The RSI indicator, also called the "Relative Strength Index", is one of the most popular and widely used indicators in technical analysis. It is classified as relative strength because it allows us to measure how fast - how strongly - the price of a security rises or falls in relation to its usual prices for a given period.
This indicator fluctuates in a range from 0 to 100, signaling the level of bullish or bearish strength that prices show. Thus, when prices rise strongly the RSI also rises, and when prices fall the level of the RSI does too. Like most technical indicators, the main function of the RSI is to mark buy and sell signals so that we can know when to enter and exit the market.
The RSI indicator signals can be read in various ways. For example, we can use the divergences of the oscillator with the price, look for "failures swings", draw channels around the oscillator, and so on. However, the most common way to work with the RSI is to use the oscillator crosses with the overbought and oversold levels
Disclaimer: this guide shouldn’t be considered investment advice. All the information provided by AltSignals and its writers is not professional advice and was created for educational purposes only. Never invest more than what you are able to lose and always request help from a professional financial advisor.
One way to trade RSI is, for example, to use it in mean reversion systems. When we follow values we sometimes see that prices fluctuate around an average price. Sometimes assets or stocks trade above this price, then decline, rise again, and thus move in an almost horizontal range.
In these cases, we can use the RSI oscillator as a guide to know when we can enter the market. If we think that prices tend to revert to their mean, we will expect an exhaustion of the bullish movement when the RSI is overbought.

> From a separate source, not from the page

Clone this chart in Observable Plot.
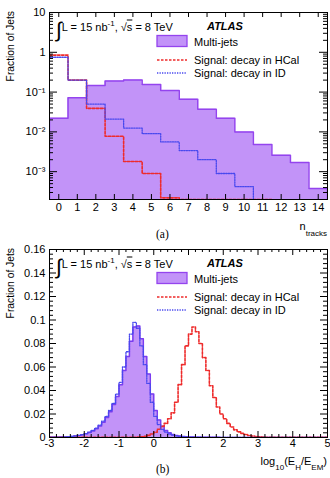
<!DOCTYPE html>
<html><head><meta charset="utf-8">
<script src="https://cdn.jsdelivr.net/npm/d3@7"></script>
<script src="https://cdn.jsdelivr.net/npm/@observablehq/plot@0.6"></script>
<style>
body{margin:0;background:#fff;font-family:"Liberation Sans",Arial,sans-serif;}
#wrap{position:relative;width:330px;height:478px;overflow:hidden;background:#fff}
#wrap svg.plot{position:absolute;left:0}
.t{position:absolute;white-space:nowrap;line-height:1;font-size:11px;color:#000;transform:translateY(-50%)}
.yt{position:absolute;white-space:nowrap;line-height:1;font-size:10.3px;transform-origin:0 0;transform:rotate(-90deg) translateX(-100%)}
.serif{font-family:"Liberation Serif","Times New Roman",serif}
sub,sup{font-size:8px;line-height:0}
</style></head><body><div id="wrap"></div>
<script>
// ---------- Panel (a): number of tracks ----------
const nTracks = [0,1,2,3,4,5,6,7,8,9,10,11,12,13,14];
const multiJetsA = [0.022,0.072,0.147,0.19,0.2,0.155,0.11,0.066,0.037,0.022,0.010,0.0048,0.0026,0.0017,0.00038];
const hcalA = [0.85,0.2,0.039,0.0078,0.0018,0.0009,0.00022,0.0002,0.0002,0.0002,0.0002,0.0002];
const idA = [0.75,0.2,0.05,0.021,0.0125,0.009,0.0056,0.0034,0.002,0.0009,0.00042];
const yTicksA = [1e-3,1e-2,1e-1,1,10];
const yTickLabelsA = ["10\u207B\u00B3","10\u207B\u00B2","10\u207B\u00B9","1","10"];

// ---------- Panel (b): log10(EH/EEM) ----------
const binStartB = d3.range(80).map(i => Math.round((-3 + i*0.1)*10)/10);
const multiJetsB = [
 0.0002,0.0003,0.0003,0.0004,0.0005,0.0007,0.0009,0.0012,0.0017,0.0023,
 0.0031,0.0042,0.0056,0.0075,0.0098,0.013,0.017,0.022,0.028,0.035,
 0.045,0.057,0.069,0.082,0.094,0.095,0.084,0.069,0.054,0.037,
 0.023,0.015,0.0095,0.006,0.004,0.0025,0.0017,0.0012,0.0009,0.0007,
 0.0005,0.0004,0.0003,0.0003,0.00025,0.0002,0.00018,0.00015,0.00012,0.0001,
 0.0001,0.00009,0.00008,0.00007,0.00006,0.00005,0.00005,0.00004,0.00004,0.00003,
 0.00003,0.00003,0.00002,0.00002,0.00002,0.00002,0.00002,0.00001,0.00001,0.00001,
 0.00001,0.00001,0.00001,0.00001,0.00001,0.00001,0.00001,0.00001,0.00001,0.00001];
const idB = [
 0.0002,0.0003,0.0003,0.0004,0.0005,0.0007,0.0009,0.0013,0.0018,0.0025,
 0.0033,0.0045,0.006,0.008,0.0105,0.014,0.018,0.023,0.029,0.037,
 0.047,0.06,0.073,0.088,0.098,0.093,0.078,0.062,0.046,0.03,
 0.018,0.011,0.007,0.0045,0.003,0.002,0.0014,0.001,0.0007,0.0005,
 0.0004,0.0003,0.00025,0.0002,0.00015,0.00012,0.0001,0.00008,0.00006,0.00005,
 0.00004,0.00004,0.00003,0.00003,0.00002,0.00002,0.00002,0.00001,0.00001,0.00001,
 0.00001,0.00001,0.00001,0.00001,0.00001,0.00001,0.00001,0.00001,0.00001,0.00001,
 0.00001,0.00001,0.00001,0.00001,0.00001,0.00001,0.00001,0.00001,0.00001,0.00001];
const hcalB = [
 0.0001,0.0001,0.0001,0.0001,0.0001,0.0001,0.0001,0.0001,0.0001,0.0001,
 0.0001,0.0001,0.0001,0.0001,0.0001,0.0001,0.0001,0.0001,0.0001,0.0001,
 0.0001,0.0001,0.0001,0.0001,0.0002,0.0003,0.0006,0.001,0.0018,0.003,
 0.0045,0.007,0.0095,0.012,0.016,0.021,0.03,0.045,0.062,0.078,
 0.088,0.094,0.09,0.08,0.068,0.057,0.044,0.034,0.026,0.02,
 0.016,0.012,0.009,0.0065,0.0048,0.0035,0.0025,0.0017,0.0012,0.0008,
 0.0005,0.0003,0.0002,0.0002,0.0001,0.0001,0.0001,0.0001,0.0001,0.0001,
 0.0001,0.0001,0.0001,0.0001,0.0001,0.0001,0.0001,0.0001,0.0001,0.0001];
const xTicksB = [-3,-2,-1,0,1,2,3,4,5];
const yTicksB = [0,0.02,0.04,0.06,0.08,0.1,0.12,0.14,0.16];
const yTickLabelsB = ["0","0.02","0.04","0.06","0.08","0.1","0.12","0.14","0.16"];

// colours & line styles
const fillMJ = "#c293f8", strokeMJ = "#9444ee", red = "#ee2b2b", blue = "#4848ee";
const redDash = "2.5,1.5", blueDash = "1.3,1.2";

function stepPts(starts, vals, width, floor, closeStart, closeEnd) {
  const pts = [];
  if (closeStart) pts.push({x: starts[0], y: floor});
  vals.forEach((v, i) => pts.push({x: starts[i], y: v}));
  const xe = starts[vals.length - 1] + width;
  pts.push({x: xe, y: vals[vals.length - 1]});
  if (closeEnd) pts.push({x: xe, y: floor});
  return pts;
}

const W = 330;
const font = {fontFamily: "'Liberation Sans', Arial, sans-serif", fontSize: "11px", background: "transparent"};

// ----- Plot (a) -----
const mA = {top: 12, bottom: 41, left: 49, right: 3}, HA = 240;
const fwA = W - mA.left - mA.right, fhA = HA - mA.top - mA.bottom;
const floorA = 2e-4;
const edgesA = nTracks.map(n => n - 0.5);
const mjPtsA = stepPts(edgesA, multiJetsA, 1, floorA, true, true);
const hcPtsA = stepPts(edgesA, hcalA, 1, floorA, false, true);
const idPtsA = stepPts(edgesA, idA, 1, floorA, false, true);
const minorA = [];
[1e-4,1e-3,1e-2,1e-1,1].forEach(d => [2,3,4,5,6,7,8,9].forEach(k => { const v = d*k; if (v > floorA && v < 10) minorA.push(v); }));

const plotA = Plot.plot({
  width: W, height: HA,
  marginTop: mA.top, marginBottom: mA.bottom, marginLeft: mA.left, marginRight: mA.right,
  style: font,
  x: {domain: [-0.5, 14.5], axis: null},
  y: {type: "log", domain: [floorA, 10], axis: null},
  marks: [
    Plot.areaY(mjPtsA, {x: "x", y1: floorA, y2: "y", curve: "step-after", fill: fillMJ, clip: true}),
    Plot.line(mjPtsA, {x: "x", y: "y", curve: "step-after", stroke: strokeMJ, strokeWidth: 1.5, clip: true}),
    Plot.line(hcPtsA, {x: "x", y: "y", curve: "step-after", stroke: red, strokeWidth: 1.6, strokeDasharray: redDash, clip: true}),
    Plot.line(idPtsA, {x: "x", y: "y", curve: "step-after", stroke: blue, strokeWidth: 1.3, strokeDasharray: blueDash, clip: true}),
    Plot.ruleX(nTracks, {x: d => d, insetTop: fhA - 5, stroke: "#000"}),
    Plot.ruleX(nTracks, {x: d => d, insetBottom: fhA - 5, stroke: "#000"}),
    Plot.ruleY(yTicksA.filter(d => d < 10), {y: d => d, insetRight: fwA - 8, stroke: "#000"}),
    Plot.ruleY(yTicksA.filter(d => d < 10), {y: d => d, insetLeft: fwA - 8, stroke: "#000"}),
    Plot.ruleY(minorA, {y: d => d, insetRight: fwA - 4, stroke: "#000"}),
    Plot.ruleY(minorA, {y: d => d, insetLeft: fwA - 4, stroke: "#000"}),
    Plot.frame({stroke: "#000", strokeWidth: 1}),
    Plot.axisX({ticks: nTracks, tickSize: 0, tickPadding: 4, tickFormat: d => String(d), label: null}),
    Plot.axisY({ticks: yTicksA, tickSize: 0, tickPadding: 4, tickFormat: d => yTickLabelsA[yTicksA.indexOf(d)], label: null})
  ]
});

// ----- Plot (b) -----
const mB = {top: 9, bottom: 41, left: 49, right: 3}, HB = 238;
const fwB = W - mB.left - mB.right, fhB = HB - mB.top - mB.bottom;
const mjPtsB = stepPts(binStartB, multiJetsB, 0.1, 0, false, false);
const hcPtsB = stepPts(binStartB, hcalB, 0.1, 0, false, false);
const idPtsB = stepPts(binStartB, idB, 0.1, 0, false, false);
const minorXB = d3.range(-3, 5.001, 0.2).map(v => Math.round(v*10)/10).filter(v => !Number.isInteger(v));
const minorYB = d3.range(0, 0.1601, 0.004).map(v => Math.round(v*1000)/1000).filter(v => Math.round(v*1000) % 20 !== 0);

const plotB = Plot.plot({
  width: W, height: HB,
  marginTop: mB.top, marginBottom: mB.bottom, marginLeft: mB.left, marginRight: mB.right,
  style: font,
  x: {domain: [-3, 5], axis: null},
  y: {domain: [0, 0.16], axis: null},
  marks: [
    Plot.areaY(mjPtsB, {x: "x", y1: 0, y2: "y", curve: "step-after", fill: fillMJ, clip: true}),
    Plot.line(mjPtsB, {x: "x", y: "y", curve: "step-after", stroke: "#7a3cf0", strokeWidth: 1.5, clip: true}),
    Plot.line(hcPtsB, {x: "x", y: "y", curve: "step-after", stroke: red, strokeWidth: 1.6, strokeDasharray: redDash, clip: true}),
    Plot.line(idPtsB, {x: "x", y: "y", curve: "step-after", stroke: blue, strokeWidth: 1.3, strokeDasharray: blueDash, clip: true}),
    Plot.ruleX(xTicksB, {x: d => d, insetTop: fhB - 6, stroke: "#000"}),
    Plot.ruleX(xTicksB, {x: d => d, insetBottom: fhB - 6, stroke: "#000"}),
    Plot.ruleX(minorXB, {x: d => d, insetTop: fhB - 3, stroke: "#000"}),
    Plot.ruleX(minorXB, {x: d => d, insetBottom: fhB - 3, stroke: "#000"}),
    Plot.ruleY(yTicksB, {y: d => d, insetRight: fwB - 7, stroke: "#000"}),
    Plot.ruleY(yTicksB, {y: d => d, insetLeft: fwB - 7, stroke: "#000"}),
    Plot.ruleY(minorYB, {y: d => d, insetRight: fwB - 4, stroke: "#000"}),
    Plot.ruleY(minorYB, {y: d => d, insetLeft: fwB - 4, stroke: "#000"}),
    Plot.frame({stroke: "#000", strokeWidth: 1}),
    Plot.axisX({ticks: xTicksB, tickSize: 0, tickPadding: 2, tickFormat: d => String(d), label: null}),
    Plot.axisY({ticks: yTicksB, tickSize: 0, tickPadding: 4, tickFormat: d => yTickLabelsB[yTicksB.indexOf(d)], label: null})
  ]
});

const wrap = document.getElementById("wrap");
plotA.classList.add("plot"); plotA.style.top = "0px";
plotB.classList.add("plot"); plotB.style.top = HA + "px";
wrap.appendChild(plotA);
wrap.appendChild(plotB);

function legendHTML(dy) {
  return `
  <div class="t" style="left:56px;top:${28+dy}px;"><span style="font-size:21px;font-weight:300;vertical-align:middle;position:relative;top:1px">&#8747;</span>L = 15 nb<sup>-1</sup>, &#8730;<span style="text-decoration:overline">s</span> = 8 TeV</div>
  <div class="t" style="left:207px;top:${26+dy}px;font-weight:bold;font-style:italic;">ATLAS</div>
  <svg style="position:absolute;left:156px;top:${34+dy}px" width="34" height="44">
    <rect x="1" y="1.5" width="30" height="11" fill="${fillMJ}" stroke="${strokeMJ}" stroke-width="1.3"/>
    <line x1="1" x2="31" y1="26" y2="26" stroke="${red}" stroke-width="1.6" stroke-dasharray="${redDash}"/>
    <line x1="1" x2="31" y1="39" y2="39" stroke="${blue}" stroke-width="1.3" stroke-dasharray="${blueDash}"/>
  </svg>
  <div class="t" style="left:194px;top:${42+dy}px;">Multi-jets</div>
  <div class="t" style="left:194px;top:${60+dy}px;">Signal: decay in HCal</div>
  <div class="t" style="left:194px;top:${73+dy}px;">Signal: decay in ID</div>`;
}
const ann = document.createElement("div");
ann.innerHTML = `
  <div class="yt" style="left:6px;top:11px;">Fraction of Jets</div>
  <div class="yt" style="left:6px;top:248px;">Fraction of Jets</div>
  ${legendHTML(0)}
  ${legendHTML(237)}
  <div class="t" style="right:3px;top:226px;">n<sub style="position:relative;top:3px">tracks</sub></div>
  <div class="t serif" style="left:156px;top:235px;font-size:11.5px;">(a)</div>
  <div class="t" style="right:3px;top:461px;">log<sub style="position:relative;top:2px">10</sub>(E<sub style="position:relative;top:2px">H</sub>/E<sub style="position:relative;top:2px">EM</sub>)</div>
  <div class="t serif" style="left:156px;top:470px;font-size:11.5px;">(b)</div>`;
wrap.appendChild(ann);
</script></body></html>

Conversely, when the RSI marks oversold then we will wait for the price to stop falling and rebound.
Thus, the strategy of these trading systems is based on placing a long order when the RSI crosses the oversold level upwards and going short when the oscillator crosses the overbought level downwards. Due to the RSI setup, it is preferable to wait for the oscillator to exit the overbought or oversold zones to enter the trade, especially if an asset’s price continues to grow and the oscillator cannot go up any more since its maximum value is 100. Conversely in the case of declines. The oscillator is said to be saturated when the price continues its momentum, but the RSI can no longer follow its direction.
One of the parameters that we can adjust is the RSI calculation period. The shorter the calculation period, the more sensitive the oscillator and the faster it reaches extreme levels. On the contrary, the longer the RSI calculation period, the lower the volatility of the oscillator.
In the example of graph 2 you can see the difference between a classic RSI of 14 periods RSI (14) and a RSI of 7 periods RSI (7), both applied to the same financial asset.
The other possible adjustment concerns the levels. These levels can be the classic 70 for overbought and 30 for oversold or any other level that better suits our trading strategy. For example, if we raise the levels to 80 and 20 we will have fewer signals, but in theory with greater reliability per signal.
In addition, based on the RSI, you can create more personalized indicators such as the Stochastic RSI, or use the concept of the RSI to apply it to the AD Line.
The RSI can indicate good entry points, but if we use it to signal exits we run the risk of closing the operation prematurely. For this reason, to close the operation it is preferable to use a follow-up stop that allows us to make the most of the movement.